Developers find it to be a robust and scalable messaging and streaming platform. We can deploy Pulsar on bare metal as physical or virtual machines, run it inside Docker containers, or scale it within Kubernetes clusters, depending on the organization or workload application’s needs.
Pulsar’s core is the publisher-subscriber (pub/sub) architecture. Producers create messages and publish them to topics. Consumers subscribe to topics to recognize the specific messages they must handle.
Each Pulsar instance contains one or more Pulsar clusters. The Pulsar clusters are message brokers, delivering messages from the producers to the consumers. Pulsar can replicate data across clusters to optimize performance and scale.
Apart from the message brokers, Pulsar also relies on Apache BookKeeper as a temporary message store and Apache ZooKeeper to orchestrate and coordinate across Pulsar clusters. Pulsar’s architecture provides everything we need to handle traditional message queues or resource-intensive continuous streams.
Let’s say our application needs direct communication between the producer and consumer. A message queue can manage the messages that the application can’t process immediately. Once the consumer acknowledges the message, it is removed from the queue. Payment transactions, food ordering apps, and e-commerce benefit from a Pulsar message queue architecture.
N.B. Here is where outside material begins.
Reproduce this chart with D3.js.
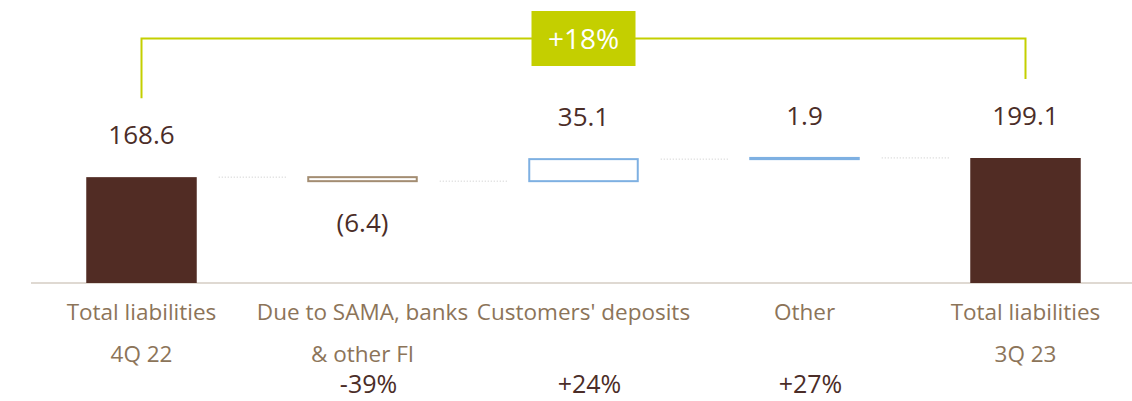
<!DOCTYPE html>
<html>
<head>
<meta charset="utf-8">
<script src="https://cdn.jsdelivr.net/npm/d3@7"></script>
<style>
  body { margin: 0; background: #fff; }
  text { font-family: "Open Sans", "Noto Sans", sans-serif; }
</style>
</head>
<body>
<script>
// data
const categories = [
    ["Total liabilities", "4Q 22"],
    ["Due to SAMA, banks", "& other FI"],
    ["Customers' deposits"],
    ["Other"],
    ["Total liabilities", "3Q 23"]
];
const values = [168.6, -6.4, 35.1, 1.9, 199.1];
const kinds = ["total", "delta", "delta", "delta", "total"];
const valueLabels = ["168.6", "(6.4)", "35.1", "1.9", "199.1"];
const changeLabels = ["", "-39%", "+24%", "+27%", ""];
const overallChange = "+18%";

function init() {
    var w = 1132;
    var h = 401;

    // waterfall start / end per step
    var running = 0;
    var steps = values.map(function(v, i) {
        var s, e;
        if (kinds[i] == "total") { s = 0; e = v; running = v; }
        else { s = running; e = running + v; running = e; }
        return {i: i, v: v, start: s, end: e, kind: kinds[i]};
    });

    var xScale = d3.scaleBand()
        .domain(d3.range(categories.length))
        .range([31, 1136])
        .paddingInner(0.5)
        .paddingOuter(0.25);

    var yScale = d3.scaleLinear()
        .domain([0, 199.1])
        .range([283, 158]);

    var svg = d3.select("body")
        .append("svg")
        .attr("width", w)
        .attr("height", h);

    // baseline
    svg.append("line")
        .attr("x1", 31).attr("x2", w)
        .attr("y1", yScale(0)).attr("y2", yScale(0))
        .attr("stroke", "#d5ccc3")
        .attr("stroke-width", 1.5);

    // dotted connectors
    svg.selectAll(".conn")
        .data(steps.slice(0, -1))
        .enter()
        .append("line")
        .attr("class", "conn")
        .attr("x1", function(d) { return xScale(d.i) + xScale.bandwidth() + 22; })
        .attr("x2", function(d) { return xScale(d.i + 1) - 21; })
        .attr("y1", function(d) { return yScale(d.end); })
        .attr("y2", function(d) { return yScale(d.end); })
        .attr("stroke", "#c8c8c8")
        .attr("stroke-width", 1)
        .attr("stroke-dasharray", "1,2");

    function strokeColor(d) {
        if (d.kind == "total") return "#512c24";
        return d.v < 0 ? "#a38d72" : "#7eb0e2";
    }

    // bars
    svg.selectAll(".bar")
        .data(steps)
        .enter()
        .append("rect")
        .attr("class", "bar")
        .attr("x", function(d) { return xScale(d.i) + (d.kind == "total" ? 0 : 1); })
        .attr("width", function(d) { return xScale.bandwidth() - (d.kind == "total" ? 0 : 2); })
        .attr("y", function(d) { return yScale(Math.max(d.start, d.end)); })
        .attr("height", function(d) { return Math.abs(yScale(d.start) - yScale(d.end)); })
        .attr("fill", function(d) { return d.kind == "total" ? "#512c24" : "#fff"; })
        .attr("stroke", strokeColor)
        .attr("stroke-width", function(d) { return d.kind == "total" ? 0 : 2; });

    // value labels
    svg.selectAll(".val")
        .data(steps)
        .enter()
        .append("text")
        .attr("class", "val")
        .attr("x", function(d) { return xScale(d.i) + xScale.bandwidth() / 2; })
        .attr("y", function(d) {
            if (d.v < 0) return yScale(Math.min(d.start, d.end)) + 51;
            return yScale(Math.max(d.start, d.end)) - 33;
        })
        .attr("text-anchor", "middle")
        .attr("font-size", 26)
        .attr("fill", "#4b2d28")
        .text(function(d) { return valueLabels[d.i]; });

    // category labels
    var cat = svg.selectAll(".cat")
        .data(categories)
        .enter()
        .append("text")
        .attr("class", "cat")
        .attr("text-anchor", "middle")
        .attr("font-size", 22.5)
        .attr("fill", "#8c7459");
    cat.selectAll("tspan")
        .data(function(d, i) { return d.map(function(t) { return {t: t, i: i}; }); })
        .enter()
        .append("tspan")
        .attr("x", function(d) { return xScale(d.i) + xScale.bandwidth() / 2; })
        .attr("y", function(d, j) { return 320 + j * 42; })
        .text(function(d) { return d.t; });

    // change percentages
    svg.selectAll(".chg")
        .data(steps.filter(function(d) { return changeLabels[d.i] != ""; }))
        .enter()
        .append("text")
        .attr("class", "chg")
        .attr("x", function(d) { return xScale(d.i) + xScale.bandwidth() / 2 + 6; })
        .attr("y", 393)
        .attr("text-anchor", "middle")
        .attr("font-size", 25)
        .attr("fill", "#4b2d28")
        .text(function(d) { return changeLabels[d.i]; });

    // overall bracket
    var first = steps[0], last = steps[steps.length - 1];
    var x1 = xScale(first.i) + xScale.bandwidth() / 2;
    var x2 = xScale(last.i) + xScale.bandwidth() / 2;
    var top = 38.5;
    svg.append("path")
        .attr("d", "M" + x1 + "," + (yScale(first.end) - 79) + "V" + top + "H" + x2 + "V" + (yScale(last.end) - 79))
        .attr("fill", "none")
        .attr("stroke", "#c4cf00")
        .attr("stroke-width", 2);

    var cx = xScale(2) + xScale.bandwidth() / 2;
    svg.append("rect")
        .attr("x", cx - 52)
        .attr("y", top - 27.5)
        .attr("width", 104)
        .attr("height", 55)
        .attr("fill", "#c4cf00");
    svg.append("text")
        .attr("x", cx)
        .attr("y", top + 10)
        .attr("text-anchor", "middle")
        .attr("font-size", 28)
        .attr("fill", "#fff")
        .text(overallChange);
}
window.onload = init;
</script>
</body>
</html>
Or, perhaps our application workload involves producers generating a vast amount of data that we need to analyze in real-time, like IoT or payment fraud detection. Pulsar can integrate this streaming analytics processing as well. Pulsar’s stream processing unit, Pulsar Functions, takes ownership of the analysis and handles the messages routing across the producer and consumer.
In the past, developers needed to use different solutions for messaging and streams. Pulsar’s most significant benefit is combining traditional message queueing with stream processing within the same architecture. This ability simplifies the architecture, reducing the burden of maintaining skills across different platforms and solutions.
E-commerce order processing benefits from message queueing, while streaming offers real-time data analytics on a continuous influx of data, such as IoT or global payment transactions. Each solution has its challenges and benefits.
Your decision on which to use depends on your specific needs. If your application workload needs queuing and streaming, you may consider a highly-available, scalable, robust all-in-one solution like Pulsar.
Now that you understand the differences between these seemingly-similar solutions, you’re better equipped to decide which is best for your application.